* YOUR INSTRUCTIONS *
Your task is to transcribe the records exactly, skipping every image.

----------------------------------------

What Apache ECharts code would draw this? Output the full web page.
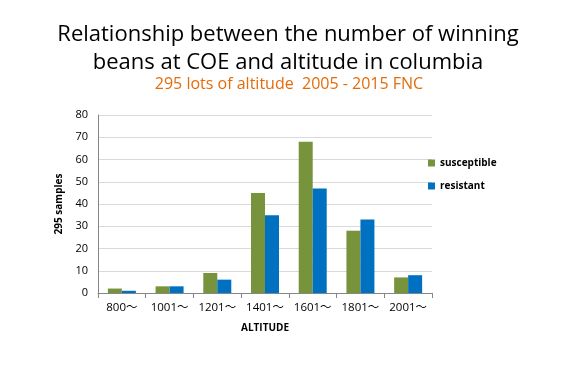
<!DOCTYPE html>
<html><head><meta charset="utf-8">
<script src="https://cdn.jsdelivr.net/npm/echarts@6/dist/echarts.min.js"></script>
<style>html,body{margin:0;padding:0;background:#fff}#c{width:565px;height:388px}</style>
</head><body><div id="c"></div>
<script>
const categories = ['800～','1001～','1201～','1401～','1601～','1801～','2001～'];
const susceptible = [2,3,9,45,68,28,7];
const resistant = [1,3,6,35,47,33,8];
const yTicks = {min:0, max:80, interval:10};
const FONT = '"Open Sans","Noto Sans CJK JP",sans-serif';
const chart = echarts.init(document.getElementById('c'));
chart.setOption({
  animation:false,
  title:[
    {text:'Relationship between the number of winning\nbeans at COE and altitude in columbia', top:16,
     textStyle:{fontFamily:FONT, fontSize:22, fontWeight:'normal', color:'#000', lineHeight:28}, textAlign:'center', left:283},
    {text:'295 lots of altitude  2005 - 2015 FNC', left:284, top:71, textAlign:'center',
     textStyle:{fontFamily:FONT, fontSize:16, fontWeight:'normal', color:'#E46C0A'}}
  ],
  legend:{orient:'vertical', left:423, top:153, itemWidth:7, itemHeight:7, itemGap:13,
    icon:'rect', textStyle:{fontFamily:FONT, fontSize:10, fontWeight:'bold', color:'#000'},
    data:['susceptible','resistant']},
  grid:{left:98, right:133, top:115, bottom:95, containLabel:false},
  xAxis:{type:'category', data:categories, name:'ALTITUDE', nameLocation:'middle', nameGap:30,
    nameTextStyle:{fontFamily:FONT, fontSize:10, fontWeight:'bold', color:'#000'},
    axisLine:{lineStyle:{color:'#868686'}}, axisTick:{show:true, length:5, lineStyle:{color:'#868686'}},
    axisLabel:{fontFamily:FONT, fontSize:11.5, color:'#000', margin:9, interval:0}},
  yAxis:{type:'value', min:yTicks.min, max:yTicks.max, interval:yTicks.interval, name:'295 samples',
    nameLocation:'middle', nameGap:24, nameRotate:90,
    nameTextStyle:{fontFamily:FONT, fontSize:10, fontWeight:'bold', color:'#000'},
    axisLine:{show:true, lineStyle:{color:'#868686'}}, axisTick:{show:false},
    axisLabel:{fontFamily:FONT, fontSize:11, color:'#000', margin:10},
    splitLine:{lineStyle:{color:'#d9d9d9'}}},
  series:[
    {name:'susceptible', type:'bar', data:susceptible, barWidth:14, barGap:'0%', itemStyle:{color:'#77933C'}},
    {name:'resistant', type:'bar', data:resistant, barWidth:14, barGap:'0%', itemStyle:{color:'#0070C0'}}
  ]
});
</script></body></html>
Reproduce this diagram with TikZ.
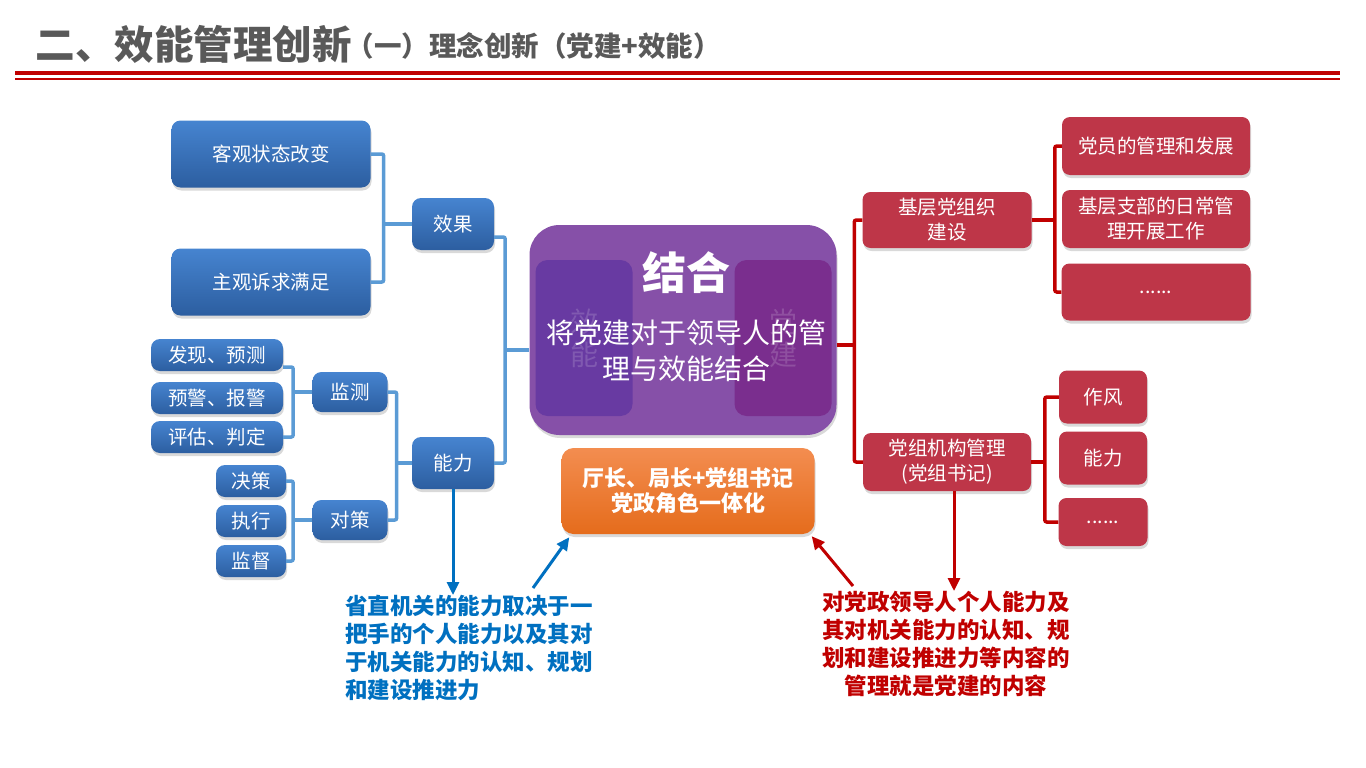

----------------------------------------

* RESPONSE FOR THIS EXERCISE *
What Apache ECharts code would draw this? Output the full web page.
<!DOCTYPE html>
<html><head><meta charset="utf-8">
<script src="https://cdn.jsdelivr.net/npm/echarts@6/dist/echarts.min.js"></script>
<style>html,body{margin:0;padding:0;background:#fff}#c{width:565px;height:388px}</style>
</head><body><div id="c"></div>
<script>
const categories = ['800～','1001～','1201～','1401～','1601～','1801～','2001～'];
const susceptible = [2,3,9,45,68,28,7];
const resistant = [1,3,6,35,47,33,8];
const yTicks = {min:0, max:80, interval:10};
const FONT = '"Open Sans","Noto Sans CJK JP",sans-serif';
const chart = echarts.init(document.getElementById('c'));
chart.setOption({
  animation:false,
  title:[
    {text:'Relationship between the number of winning\nbeans at COE and altitude in columbia', top:16,
     textStyle:{fontFamily:FONT, fontSize:22, fontWeight:'normal', color:'#000', lineHeight:28}, textAlign:'center', left:283},
    {text:'295 lots of altitude  2005 - 2015 FNC', left:284, top:71, textAlign:'center',
     textStyle:{fontFamily:FONT, fontSize:16, fontWeight:'normal', color:'#E46C0A'}}
  ],
  legend:{orient:'vertical', left:423, top:153, itemWidth:7, itemHeight:7, itemGap:13,
    icon:'rect', textStyle:{fontFamily:FONT, fontSize:10, fontWeight:'bold', color:'#000'},
    data:['susceptible','resistant']},
  grid:{left:98, right:133, top:115, bottom:95, containLabel:false},
  xAxis:{type:'category', data:categories, name:'ALTITUDE', nameLocation:'middle', nameGap:30,
    nameTextStyle:{fontFamily:FONT, fontSize:10, fontWeight:'bold', color:'#000'},
    axisLine:{lineStyle:{color:'#868686'}}, axisTick:{show:true, length:5, lineStyle:{color:'#868686'}},
    axisLabel:{fontFamily:FONT, fontSize:11.5, color:'#000', margin:9, interval:0}},
  yAxis:{type:'value', min:yTicks.min, max:yTicks.max, interval:yTicks.interval, name:'295 samples',
    nameLocation:'middle', nameGap:24, nameRotate:90,
    nameTextStyle:{fontFamily:FONT, fontSize:10, fontWeight:'bold', color:'#000'},
    axisLine:{show:true, lineStyle:{color:'#868686'}}, axisTick:{show:false},
    axisLabel:{fontFamily:FONT, fontSize:11, color:'#000', margin:10},
    splitLine:{lineStyle:{color:'#d9d9d9'}}},
  series:[
    {name:'susceptible', type:'bar', data:susceptible, barWidth:14, barGap:'0%', itemStyle:{color:'#77933C'}},
    {name:'resistant', type:'bar', data:resistant, barWidth:14, barGap:'0%', itemStyle:{color:'#0070C0'}}
  ]
});
</script></body></html>
Reproduce this diagram with TikZ.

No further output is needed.